Xabier Arzalluz cambió las meditaciones de San Ignacio por las de Sabino Arana, y ese cambio a peor posiblemente le llevó a ese estado de enfado permanente, comprensible, aunque lo sea menos la manía persecutoria, porque no es cierto que todos los vecinos de Calatayud o de Santa Cruz de Tenerife se levanten por las mañanas y lo primero que piensen sea cómo fastidiar a don Xavier.

Esa soberbia egocéntrica, esa debilidad, se ha traducido en una de las despedidas más frías que se han producido en los últimos tiempos, porque no ha sido un retiro voluntario, sino la huida de un derrotado que no ha podido colocar a su candidato, y al que la mayoría temen y por eso mismo se sienten aliviados al contemplar que se marcha.

También es temido Aznar, pero al revés de Arzalluz, no se va un vencido, sino una persona en pleno apogeo, que lo hace de manera voluntaria.

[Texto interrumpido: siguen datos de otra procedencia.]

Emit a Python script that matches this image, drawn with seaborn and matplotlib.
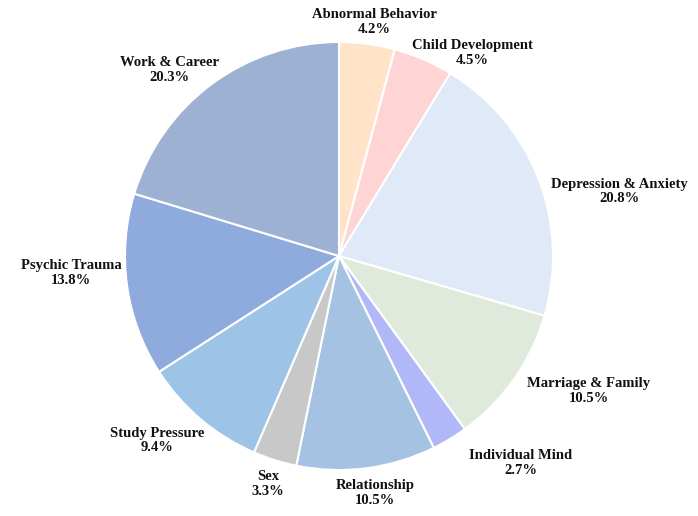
import numpy as np
import matplotlib
matplotlib.use("Agg")
import matplotlib.pyplot as plt
import seaborn as sns

categories = ["Abnormal Behavior", "Child Development", "Depression & Anxiety",
              "Marriage & Family", "Individual Mind", "Relationship", "Sex",
              "Study Pressure", "Psychic Trauma", "Work & Career"]
shares = [4.2, 4.5, 20.8, 10.5, 2.7, 10.5, 3.3, 9.4, 13.8, 20.3]
colors = ["#FFE4CA", "#FFD4D4", "#E0E9F8", "#E0EADC", "#B0B8F8",
          "#A6C2E2", "#C8C8C8", "#9DC3E6", "#8FAADC", "#9DB1D3"]

# label placement (radius factor, angle nudge in degrees) -- Excel-ish outside labels
label_dist = [1.107, 1.134, 1.343, 1.328, 1.288, 1.12, 1.116, 1.21, 1.255, 1.175]
label_nudge = [-1.1, -10.0, -8.3, 6.7, 10.2, 1.2, 0.2, -4.2, -4.3, 5.8]


def main():
    sns.set_theme(style="white")
    plt.rcParams["font.family"] = ["Liberation Serif", "DejaVu Serif"]
    palette = sns.color_palette(colors)

    fig = plt.figure(figsize=(6.98, 5.16), dpi=100)
    ax = fig.add_axes([0, 0, 1, 1])
    wedges, _ = ax.pie(shares, colors=palette, startangle=90, counterclock=False,
                       radius=1.0, wedgeprops={"edgecolor": "white", "linewidth": 1.5})

    for w, name, val, d, nudge in zip(wedges, categories, shares, label_dist, label_nudge):
        mid = np.deg2rad((w.theta1 + w.theta2) / 2 + nudge)
        ax.text(d * np.cos(mid), d * np.sin(mid), f"{name}\n{val:.1f}%",
                ha="center", va="center", multialignment="center",
                fontsize=10.5, fontweight="bold", color="#111111", linespacing=1.15)

    r_px = 214.0
    cx, cy = 339.0, 256.0
    ax.set_aspect("auto")
    ax.set_xlim(-cx / r_px, (698 - cx) / r_px)
    ax.set_ylim(-(516 - cy) / r_px, cy / r_px)
    ax.axis("off")
    fig.savefig("out.png", dpi=100)


if __name__ == "__main__":
    main()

Por fin, el mutis de Pujol ha sido motivado por la edad designador, costumbre en nuestros partidos de escasa democracia interna, y que, al parecer, no sólo no molesta a los electores, sino que les produce una sensación de estabilidad.

Son tres despedidas tan distintas como sus protagonistas. Tal que si, al final, el factor humano se impusiera a los hechos, o a lo mejor es el factor humano el que ha teñido siempre sus hechos, el que se ha impuesto sobre las circunstancias, y los ha subjetivado hasta el punto de matizar también sus respectivas despedidas.